As for what happens to all those missing minions, well, let me point out that the filmmakers were inspired by a 1960 Warner Bros. Tweety and Sylvester cartoon, Hyde and Go Tweet. Draw your own conclusions.

Carell has a great time with Gru’s often exasperated, Eastern European overtones, and the animators do a correspondingly slick job of matching the character’s expressions and movement to the actor’s vocal mannerisms. The overly enthusiastic Lucy is coordinated equally well with Wiig’s mildly snarky delivery.
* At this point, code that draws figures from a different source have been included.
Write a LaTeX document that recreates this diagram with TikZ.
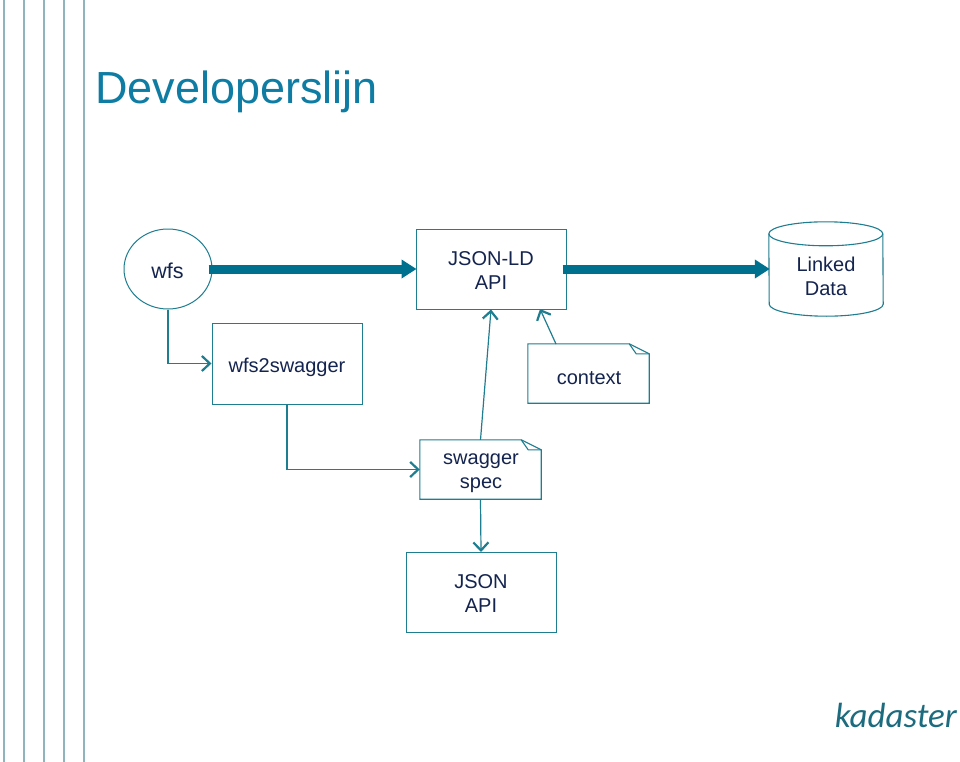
\documentclass[tikz,border=0pt]{standalone}
\usepackage{fontspec}
\setmainfont{Liberation Sans}
\newfontfamily\logofont{Carlito}
\usetikzlibrary{arrows.meta,calc,shapes.geometric}
\definecolor{stripe}{HTML}{8FB4BE}
\definecolor{titleblue}{HTML}{0F7CA3}
\definecolor{linkteal}{HTML}{1F7D90}
\definecolor{flowteal}{HTML}{00708F}
\definecolor{navytext}{HTML}{14244F}
\definecolor{logoteal}{HTML}{1C6B7E}
\tikzset{
  x=1pt,y=-1pt,
  stripeline/.style={stripe,line width=1.8pt},
  label/.style={text=navytext,font=\fontsize{20}{24}\selectfont,align=center,inner sep=0pt},
  boxed/.style={label,draw=linkteal,line width=1pt,minimum width=150pt,minimum height=80pt},
  plain/.style={label,minimum width=#1},
  notecorner/.style={draw=linkteal,line width=1.1pt,line join=miter},
  cylinderline/.style={draw=linkteal,line width=1.1pt},
  flow/.style={flowteal,line width=9pt,-{Triangle[length=15pt,width=18pt]},shorten <=-4pt,shorten >=-1pt},
  link/.style={linkteal,line width=1.2pt,-{Straight Barb[length=8pt,width=15pt,line width=2.2pt]}},
}
\begin{document}
\begin{tikzpicture}
  \useasboundingbox (0,0) rectangle (960,762);
  \fill[white] (0,0) rectangle (960,762);

  % vertical stripes along the left edge
  \foreach \xpos in {4,24,44,64,84}
    \draw[stripeline] (\xpos,0) -- (\xpos,762);

  \node[anchor=base west,inner sep=0pt,text=titleblue,font=\fontsize{45}{50}\selectfont] (title) at (95,104) {Developerslijn};

  % boxes
  \node[draw=linkteal,line width=1pt,ellipse,minimum width=88pt,minimum height=80pt,inner sep=0pt] (wfs) at (168,269) {};
  \node[label,font=\fontsize{21.5}{24}\selectfont] (wfstext) at (167.5,271) {wfs};
  \node[boxed] (jsonld) at (491,269) {};
  \node[label] (jsonldtext) at (491,270.5) {JSON-LD\\[0.5pt]API};
  \node[boxed,minimum height=81pt] (converter) at (287,363.5) {};
  \node[label] (convertertext) at (287,367) {wfs2swagger};
  \node[boxed] (jsonapi) at (481,592.5) {};
  \node[label] (jsonapitext) at (481,593.5) {JSON\\[0.5pt]API};

  % database cylinder
  \node[label,minimum width=114pt,minimum height=94pt] (store) at (826,269) {};
  \node[label] (storetext) at (826,276.5) {Linked\\[0.5pt]Data};
  \draw[cylinderline]
    ($(store.north west)+(0,12)$) arc[start angle=180,end angle=0,x radius=57pt,y radius=12pt]
    -- ($(store.south east)+(0,-12)$) arc[start angle=0,end angle=-180,x radius=57pt,y radius=12pt]
    -- cycle;
  \draw[cylinderline]
    ($(store.north west)+(0,12)$) arc[start angle=180,end angle=360,x radius=57pt,y radius=12pt];

  % documents with a folded corner
  \node[plain=121pt,minimum height=59pt] (ctx) at (588.5,373.5) {};
  \node[label] (ctxtext) at (589,378) {context};
  \draw[notecorner] (ctx.north west) -- ($(ctx.north east)+(-20,0)$) -- ($(ctx.north east)+(0,10)$)
    -- (ctx.south east) -- (ctx.south west) -- cycle;
  \draw[notecorner] ($(ctx.north east)+(-20,0)$) -- ($(ctx.north east)+(-13,10)$) -- ($(ctx.north east)+(0,10)$);

  \node[plain=121pt,minimum height=59pt] (spec) at (480.5,469.5) {};
  \node[label] (spectext) at (481,473) {swagger\\[0.5pt]spec};
  \draw[notecorner] (spec.north west) -- ($(spec.north east)+(-20,0)$) -- ($(spec.north east)+(0,10)$)
    -- (spec.south east) -- (spec.south west) -- cycle;
  \draw[notecorner] ($(spec.north east)+(-20,0)$) -- ($(spec.north east)+(-13,10)$) -- ($(spec.north east)+(0,10)$);

  % connectors
  \coordinate (ctxfoot) at (556,344);
  \coordinate (apifoot) at (540,309);
  \draw[flow] (wfs.east) -- (jsonld.west);
  \draw[flow] (jsonld.east) -- (store.west);
  \draw[link] (wfs.south) |- (converter.west);
  \draw[link] (converter.south) |- (spec.west);
  \draw[link] (spec.north) -- (jsonld.south);
  \draw[link] (ctxfoot) -- (apifoot);
  \draw[link] (spec.south) -- (jsonapi.north);

  \node[anchor=base east,inner sep=0pt,text=logoteal,font=\logofont\itshape\fontsize{35}{40}\selectfont] (logo) at (957,727) {kadaster};
\end{tikzpicture}
\end{document}
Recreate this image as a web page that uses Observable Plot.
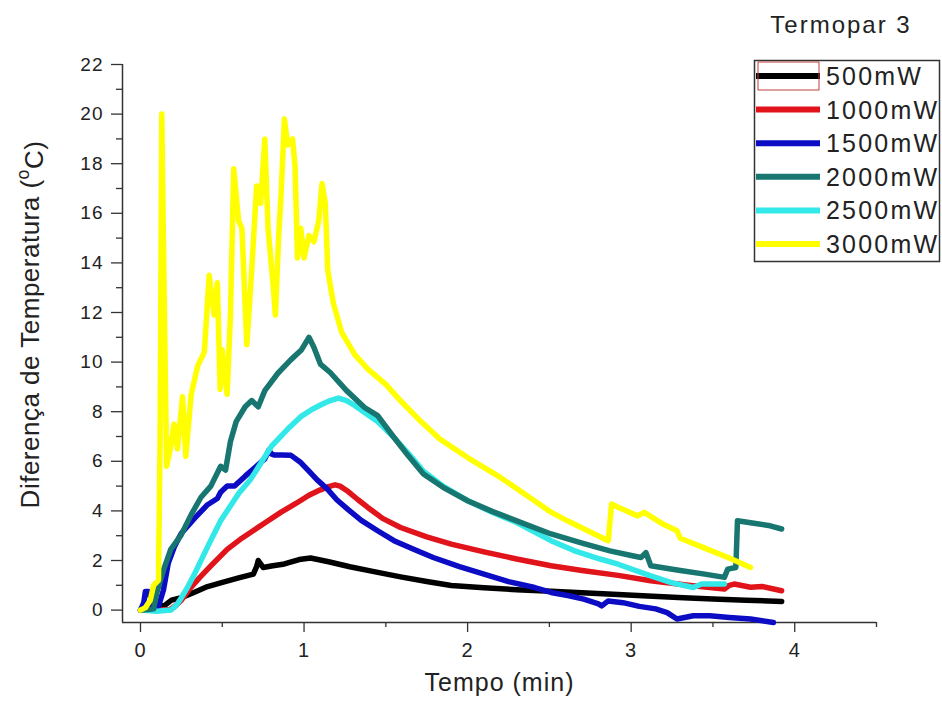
<!DOCTYPE html>
<html><head><meta charset="utf-8">
<script src="https://cdn.jsdelivr.net/npm/d3@7"></script>
<script src="https://cdn.jsdelivr.net/npm/@observablehq/plot@0.6"></script>
<style>
body{margin:0;background:#fff;}
#wrap{position:relative;width:942px;height:708px;overflow:hidden;}
#wrap svg{position:absolute;left:0;top:0;}
</style></head><body><div id="wrap"></div>
<script>
const legendTitle = "Termopar 3";
const xTitle = "Tempo (min)";
const yTitle = "Diferença de Temperatura (°C)";
const seriesNames = ["500mW","1000mW","1500mW","2000mW","2500mW","3000mW"];
const seriesColors = ["#000000","#e0141a","#0c0cc4","#17766f","#33e8e8","#ffff00"];

const t500 = [0,0.05,0.08,0.11,0.14,0.19,0.25,0.33,0.41,0.49,0.6,0.69,0.71,0.72,0.75,0.8,0.88,0.97,1.04,1.15,1.28,1.42,1.59,1.75,1.9,2.1,2.3,2.51,2.7,2.92,3.1,3.32,3.5,3.7,3.92];
const v500 = [0,0.02,0.14,0.22,0.15,0.4,0.5,0.72,0.95,1.1,1.3,1.45,1.75,2.0,1.72,1.78,1.86,2.04,2.1,1.95,1.75,1.56,1.34,1.15,0.99,0.9,0.82,0.76,0.7,0.63,0.57,0.5,0.45,0.4,0.35];

const t1000 = [0,0.1,0.18,0.22,0.25,0.3,0.36,0.43,0.53,0.62,0.7,0.78,0.86,0.95,1.03,1.1,1.15,1.19,1.22,1.27,1.33,1.39,1.48,1.59,1.75,1.9,2.1,2.3,2.51,2.7,2.92,3.12,3.35,3.57,3.6,3.63,3.73,3.8,3.92];
const v1000 = [0,0,0.02,0.2,0.4,0.85,1.3,1.78,2.45,2.9,3.25,3.6,3.95,4.3,4.63,4.85,4.98,5.05,5.0,4.78,4.45,4.14,3.7,3.33,2.95,2.66,2.35,2.06,1.79,1.6,1.4,1.18,1.0,0.85,1.0,1.05,0.92,0.95,0.78];

const t1500 = [0,0.02,0.03,0.05,0.08,0.11,0.14,0.17,0.21,0.25,0.33,0.41,0.47,0.49,0.53,0.575,0.64,0.7,0.76,0.785,0.8,0.82,0.86,0.92,0.98,1.03,1.08,1.14,1.2,1.27,1.35,1.45,1.55,1.67,1.79,1.95,2.1,2.25,2.41,2.51,2.62,2.71,2.8,2.82,2.86,2.95,3.05,3.15,3.22,3.28,3.38,3.48,3.6,3.73,3.87];
const v1500 = [0,0.3,0.75,0.75,0.1,0.15,0.8,1.9,2.6,3.1,3.7,4.25,4.5,4.75,5.0,5.0,5.4,5.75,6.1,6.45,6.3,6.25,6.25,6.24,5.95,5.6,5.25,4.9,4.45,4.05,3.62,3.2,2.8,2.45,2.12,1.75,1.45,1.15,0.91,0.71,0.58,0.44,0.25,0.17,0.37,0.3,0.15,0.05,-0.1,-0.36,-0.23,-0.23,-0.3,-0.36,-0.5];

const t2000 = [0,0.05,0.08,0.1,0.14,0.185,0.246,0.31,0.37,0.43,0.49,0.52,0.55,0.585,0.64,0.68,0.72,0.76,0.84,0.92,0.985,1.03,1.06,1.1,1.16,1.26,1.37,1.45,1.55,1.64,1.73,1.85,2.0,2.15,2.3,2.51,2.7,2.87,3.0,3.06,3.09,3.12,3.3,3.45,3.57,3.59,3.64,3.65,3.75,3.85,3.92];
const v2000 = [0,0.02,0.05,0.7,1.6,2.45,3.0,3.85,4.55,5.0,5.8,5.65,6.8,7.6,8.2,8.45,8.2,8.85,9.55,10.1,10.5,11.0,10.6,9.92,9.58,8.85,8.17,7.84,6.96,6.2,5.49,4.95,4.41,3.98,3.6,3.07,2.7,2.39,2.2,2.12,2.32,1.79,1.6,1.45,1.32,1.65,1.72,3.6,3.5,3.4,3.27];

const t2500 = [0,0.1,0.185,0.22,0.25,0.29,0.33,0.41,0.49,0.6,0.67,0.7,0.8,0.9,0.98,1.05,1.11,1.16,1.21,1.26,1.31,1.37,1.45,1.55,1.64,1.73,1.85,2.0,2.15,2.3,2.51,2.65,2.81,2.92,3.12,3.25,3.38,3.43,3.5,3.57];
const v2500 = [0,-0.05,0,0.2,0.5,0.95,1.45,2.55,3.6,4.7,5.25,5.55,6.6,7.3,7.8,8.1,8.3,8.45,8.55,8.45,8.25,7.97,7.6,6.96,6.3,5.6,5.0,4.41,3.95,3.53,2.8,2.4,2.06,1.85,1.38,1.1,0.91,1.05,1.05,1.05];

const t3000 = [0,0.03,0.06,0.08,0.11,0.12,0.13,0.145,0.16,0.185,0.205,0.226,0.257,0.277,0.31,0.35,0.39,0.42,0.45,0.47,0.487,0.5,0.53,0.55,0.57,0.6,0.62,0.65,0.68,0.71,0.735,0.76,0.78,0.81,0.825,0.845,0.86,0.88,0.9,0.93,0.945,0.96,0.98,1.0,1.03,1.06,1.09,1.11,1.13,1.145,1.18,1.23,1.31,1.39,1.5,1.59,1.7,1.83,2.0,2.2,2.4,2.51,2.61,2.75,2.86,2.88,2.92,3.04,3.08,3.2,3.28,3.3,3.45,3.6,3.73];
const v3000 = [0,0.1,0.4,1.0,1.2,7,20,12.6,5.8,6.6,7.5,6.5,8.6,6.2,8.7,9.85,10.4,13.5,11.9,13.2,8.9,10.5,8.7,11.9,17.8,15.7,15.4,10.7,13.7,17.1,16.4,19.0,15.4,13.2,11.9,15.1,16.8,19.8,18.75,19.0,17.9,14.2,15.4,14.2,15.1,14.85,15.7,17.2,16.4,13.7,12.35,11.2,10.3,9.72,9.1,8.44,7.7,6.9,6.15,5.35,4.45,3.95,3.6,3.15,2.8,4.28,4.15,3.8,3.94,3.45,3.2,2.9,2.5,2.1,1.72];

const xTicks = [0,1,2,3,4];
const xMinor = [0.5,1.5,2.5,3.5,4.5];
const yTicks = [0,2,4,6,8,10,12,14,16,18,20,22];
const yMinor = [1,3,5,7,9,11,13,15,17,19,21];

const seriesT = [t500,t1000,t1500,t2000,t2500,t3000];
const seriesV = [v500,v1000,v1500,v2000,v2500,v3000];
const drawOrder = [0,1,2,4,3,5];
const rows = [];
drawOrder.forEach(i => seriesT[i].forEach((t,j) => rows.push({series: seriesNames[i], t, v: seriesV[i][j]})));

const font = "'Liberation Sans', Arial, sans-serif";
const plot = Plot.plot({
  width: 942, height: 708,
  marginLeft: 122, marginRight: 66, marginTop: 64, marginBottom: 86,
  x: {domain: [-0.11, 4.5]},
  y: {domain: [-0.5, 22]},
  color: {domain: seriesNames, range: seriesColors},
  style: {fontFamily: font, color: "#222", background: "white", overflow: "visible"},
  marks: [
    Plot.axisY(yTicks, {tickSize: 11, tickPadding: 8, fontSize: 19, label: null, stroke: "#333", strokeWidth: 1.3, fill: "#222", tickFormat: d => String(d)}),
    Plot.axisY(yMinor, {tickSize: 6, text: null, label: null, stroke: "#333", strokeWidth: 1.3}),
    Plot.axisX(xTicks, {tickSize: 10, tickPadding: 10, fontSize: 20, label: null, stroke: "#333", strokeWidth: 1.3, fill: "#222", tickFormat: d => String(d)}),
    Plot.axisX(xMinor, {tickSize: 5, text: null, label: null, stroke: "#333", strokeWidth: 1.3}),
    Plot.ruleX([-0.11], {stroke: "#333", strokeWidth: 1.5}),
    Plot.ruleY([-0.5], {stroke: "#333", strokeWidth: 1.5}),
    Plot.line(rows, {x: "t", y: "v", z: "series", stroke: "series", strokeWidth: 5.5, strokeLinejoin: "round", strokeLinecap: "round"}),
    Plot.text([xTitle], {frameAnchor: "bottom", dy: 68, fontSize: 25, fill: "#222"}),
    Plot.text([yTitle], {frameAnchor: "left", textAnchor: "middle", dx: -92, dy: -19, rotate: -90, fontSize: 26, fill: "#222"})
  ]
});
document.getElementById("wrap").appendChild(plot);

d3.select(plot).selectAll("g[aria-label='x-axis tick label'] text, g[aria-label='y-axis tick label'] text").attr("letter-spacing", "1px");
d3.select(plot).selectAll("text").filter(function(){ return this.textContent === yTitle; }).each(function(){
  const t = d3.select(this);
  t.text(null).attr("letter-spacing", "0.5px");
  t.append("tspan").text("Diferença de Temperatura (");
  t.append("tspan").attr("dy", "-0.55em").attr("font-size", "0.68em").text("o");
  t.append("tspan").attr("dy", "0.55em").text("C)");
});
d3.select(plot).selectAll("text").filter(function(){ return this.textContent === xTitle; }).attr("letter-spacing", "1px");

const lg = d3.select("#wrap").append("svg").attr("width", 942).attr("height", 708).style("pointer-events", "none")
  .style("font-family", font);
lg.append("text").attr("x", 841).attr("y", 33).attr("text-anchor", "middle").attr("font-size", 24)
  .attr("letter-spacing", "2px").attr("fill", "#222").text(legendTitle);
lg.append("rect").attr("x", 754.5).attr("y", 60.5).attr("width", 185).attr("height", 201)
  .attr("fill", "white").attr("stroke", "#333").attr("stroke-width", 1.5);
seriesNames.forEach((name, i) => {
  const cy = 76 + i * 33.6;
  lg.append("line").attr("x1", 756).attr("x2", 820).attr("y1", cy).attr("y2", cy)
    .attr("stroke", seriesColors[i]).attr("stroke-width", 6);
  lg.append("text").attr("x", 826).attr("y", cy + 9).attr("font-size", 25).attr("letter-spacing", "2.2px")
    .attr("fill", "#222").text(name);
});
lg.append("rect").attr("x", 758).attr("y", 62).attr("width", 61).attr("height", 28)
  .attr("fill", "none").attr("stroke", "#c04040").attr("stroke-width", 1);
</script>
</body></html>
Bratt is a stitch as the overblown Eduardo, and Brand is just as funny as the ancient, ultra-lethargic Dr. Nefario. Cosgrove, Gaier and Fisher are adorably girl-like as their respective characters.

Mostly, though, this film benefits from Coffin and Renaud’s unerring sense of timing. They’re equally adept at both extremes: getting the maximum emotional mileage from a tender moment between Gru and Agnes, or earning a belly laugh from competitive, shifty-eyed interactions between minions.

Editor Gregory Perler keeps things moving at a good clip; the 98-minute length feels just right. And you’ll definitely want to hang around for the minions’ final-scene cover of the Village People’s “Y.M.C.A.”

All told, this sequel is a thoroughly enjoyable lark, with enough to captivate both adult and small-fry viewers. Any mild disappointment arises mostly from remembering its predecessor; Coffin and Renaud haven’t maintained the momentum present in (for example) each new Ice Age entry.

But if faced with an Independence Day weekend choice between Despicable Me 2 and the overwrought, under-humored and occasionally loathsome new take on The Lone Ranger, I strongly advise the former.

You can’t go wrong with the minions.